Rank-and-file independents fare no better than influencers. In 2024, the Democratic Party cancelled their presidential primary, preferring to first insulate Biden and then crown Harris. Rep. Dean Phillips (D-Minn.) said, “This is a disaster” and was ignored.

Opdycke emphasizes that independents—the largest bloc of voters—aren’t going away. Hilariously, he thinks that Rahm Emanuel, who is being floated as a potential Democratic National Committee (DNC) chair, actually might help the Democrats right their ship. 
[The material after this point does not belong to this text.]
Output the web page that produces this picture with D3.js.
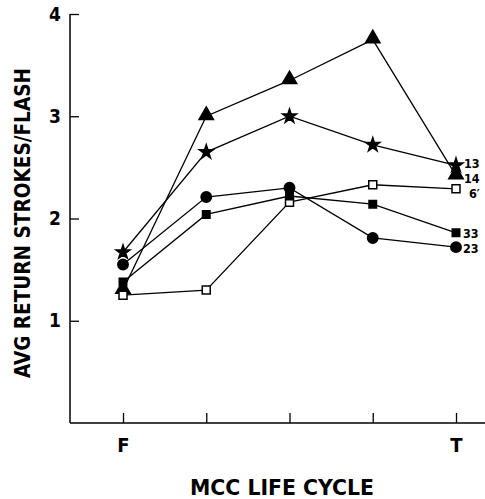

“I think independence is a streak that I’m going to look for,” Emanuel told Ezra Klein in a recent interview. “Give me somebody that ran against the grain, said publicly what people are thinking … so their independence is a quality that gives them kind of the anti-establishment, the anti-elite tone. To me, independence, saying things that aren’t politically correct, willing to take on not just X interest group or whatever but even your own party’s interest group or leadership — to me, that’s the gold mine I want to go work in.”

Sounds like he knows what’s what, right? He may be saying the right things, but does anyone really believe that Barack Obama’s former chief of staff has it in him to embrace independents in a meaningful way? I don’t. Remember, Obama’s presidency aggressively pushed radicalism over centrism. 

Trust me, Emanuel isn’t going to steer the party back to the center.

The solution, Opdycke argues, is simple but unlikely. The Democratic Party should embrace independent initiatives, support open primaries, and allow for healthy competition and debate, but is there any indication that they will actually do it?

Openness to debate within the Democratic Party would be a solid start, but in the end, they also have to move toward the center, not just pay them lip service.